◆ Exercise task
Give back every line exactly as it appears, pictures excluded.

◆ Given data
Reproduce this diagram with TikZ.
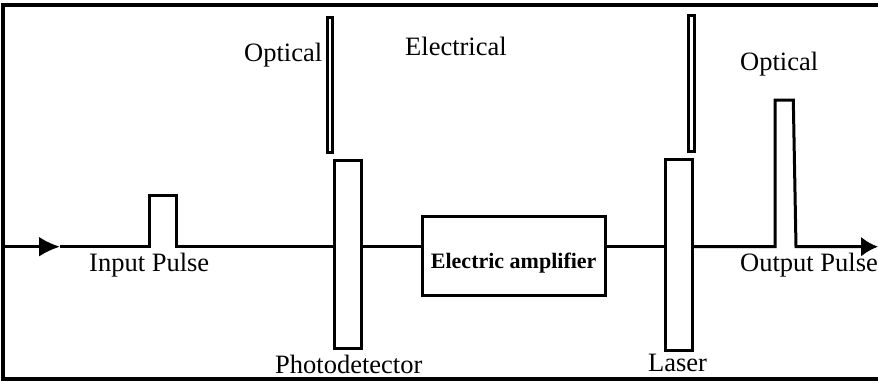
\documentclass[tikz,border=0pt]{standalone}
\usepackage{fontspec}
\setmainfont{Liberation Serif}
\usetikzlibrary{arrows.meta}
\begin{document}
\begin{tikzpicture}[x=1pt,y=-1pt, line join=miter,
  box/.style={draw, line width=3pt, inner sep=0pt, fill=white},
  wire/.style={line width=3pt},
  lbl/.style={inner sep=0pt, anchor=base west, font=\fontsize{26.5}{30}\selectfont}]
\useasboundingbox (0,0) rectangle (878,381);
% frame (no right side)
\draw[line width=3.2pt] (878,5) -- (3,5) -- (3,379) -- (878,379);
% blocks
\node[box, minimum width=26.7pt, minimum height=188.3pt] (pd) at (347.7,254.2) {};
\node[box, minimum width=5.4pt, minimum height=135pt] (pdopt) at (330,85.2) {};
\node[box, minimum width=182.7pt, minimum height=79.3pt] (amp) at (513.7,256.3) {};
\node[inner sep=0pt, anchor=base, font=\fontsize{22}{24}\selectfont\bfseries] (ampl) at (513.7,268) {Electric amplifier};
\node[box, minimum width=27.3pt, minimum height=191pt] (laser) at (678.7,254.5) {};
\node[box, minimum width=6pt, minimum height=136pt] (lopt) at (691.3,83) {};
% signal line
\coordinate (in) at (3,246.7);
\coordinate (tip) at (60,246.7);
\coordinate (out) at (878,246.7);
\draw[wire, -{Latex[length=21pt,width=20pt]}] (in) -- (tip);
\draw[wire] (tip) -- (149,246.7) -- (149,195.7) -- (176.7,195.7) -- (176.7,246.7) -- (pd.west |- tip);
\draw[wire] (pd.east |- tip) -- (amp.west |- tip);
\draw[wire] (amp.east |- tip) -- (laser.west |- tip);
\draw[wire, -{Latex[length=17pt,width=20pt]}] (laser.east |- tip) -- (775,246.7) -- (775,100) -- (793.3,100) -- (796,246.7) -- (out);
% labels
\node[lbl] (t1) at (244,61) {Optical};
\node[lbl] (t2) at (405,55.5) {Electrical};
\node[lbl] (t3) at (740,70) {Optical};
\node[lbl] (t4) at (89,271.7) {Input Pulse};
\node[lbl] (t5) at (740,271.7) {Output Pulse};
\node[lbl] (t6) at (275,373) {Photodetector};
\node[lbl] (t7) at (648,371.7) {Laser};
\end{tikzpicture}
\end{document}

◆ Solution to the problem
Reproduce this diagram with TikZ.
\documentclass[tikz,border=0pt]{standalone}
\usepackage{fontspec}
\setmainfont{Liberation Serif}
\usetikzlibrary{arrows.meta}
\begin{document}
\begin{tikzpicture}[x=1pt,y=-1pt, line join=miter,
  box/.style={draw, line width=3pt, inner sep=0pt, fill=white},
  wire/.style={line width=3pt},
  lbl/.style={inner sep=0pt, anchor=base west, font=\fontsize{26.5}{30}\selectfont}]
\useasboundingbox (0,0) rectangle (878,381);
% frame (no right side)
\draw[line width=3.2pt] (878,5) -- (3,5) -- (3,379) -- (878,379);
% blocks
\node[box, minimum width=26.7pt, minimum height=188.3pt] (pd) at (347.7,254.2) {};
\node[box, minimum width=5.4pt, minimum height=135pt] (pdopt) at (330,85.2) {};
\node[box, minimum width=182.7pt, minimum height=79.3pt] (amp) at (513.7,256.3) {};
\node[inner sep=0pt, anchor=base, font=\fontsize{22}{24}\selectfont\bfseries] (ampl) at (513.7,268) {Electric amplifier};
\node[box, minimum width=27.3pt, minimum height=191pt] (laser) at (678.7,254.5) {};
\node[box, minimum width=6pt, minimum height=136pt] (lopt) at (691.3,83) {};
% signal line
\coordinate (in) at (3,246.7);
\coordinate (tip) at (60,246.7);
\coordinate (out) at (878,246.7);
\draw[wire, -{Latex[length=21pt,width=20pt]}] (in) -- (tip);
\draw[wire] (tip) -- (149,246.7) -- (149,195.7) -- (176.7,195.7) -- (176.7,246.7) -- (pd.west |- tip);
\draw[wire] (pd.east |- tip) -- (amp.west |- tip);
\draw[wire] (amp.east |- tip) -- (laser.west |- tip);
\draw[wire, -{Latex[length=17pt,width=20pt]}] (laser.east |- tip) -- (775,246.7) -- (775,100) -- (793.3,100) -- (796,246.7) -- (out);
% labels
\node[lbl] (t1) at (244,61) {Optical};
\node[lbl] (t2) at (405,55.5) {Electrical};
\node[lbl] (t3) at (740,70) {Optical};
\node[lbl] (t4) at (89,271.7) {Input Pulse};
\node[lbl] (t5) at (740,271.7) {Output Pulse};
\node[lbl] (t6) at (275,373) {Photodetector};
\node[lbl] (t7) at (648,371.7) {Laser};
\end{tikzpicture}
\end{document}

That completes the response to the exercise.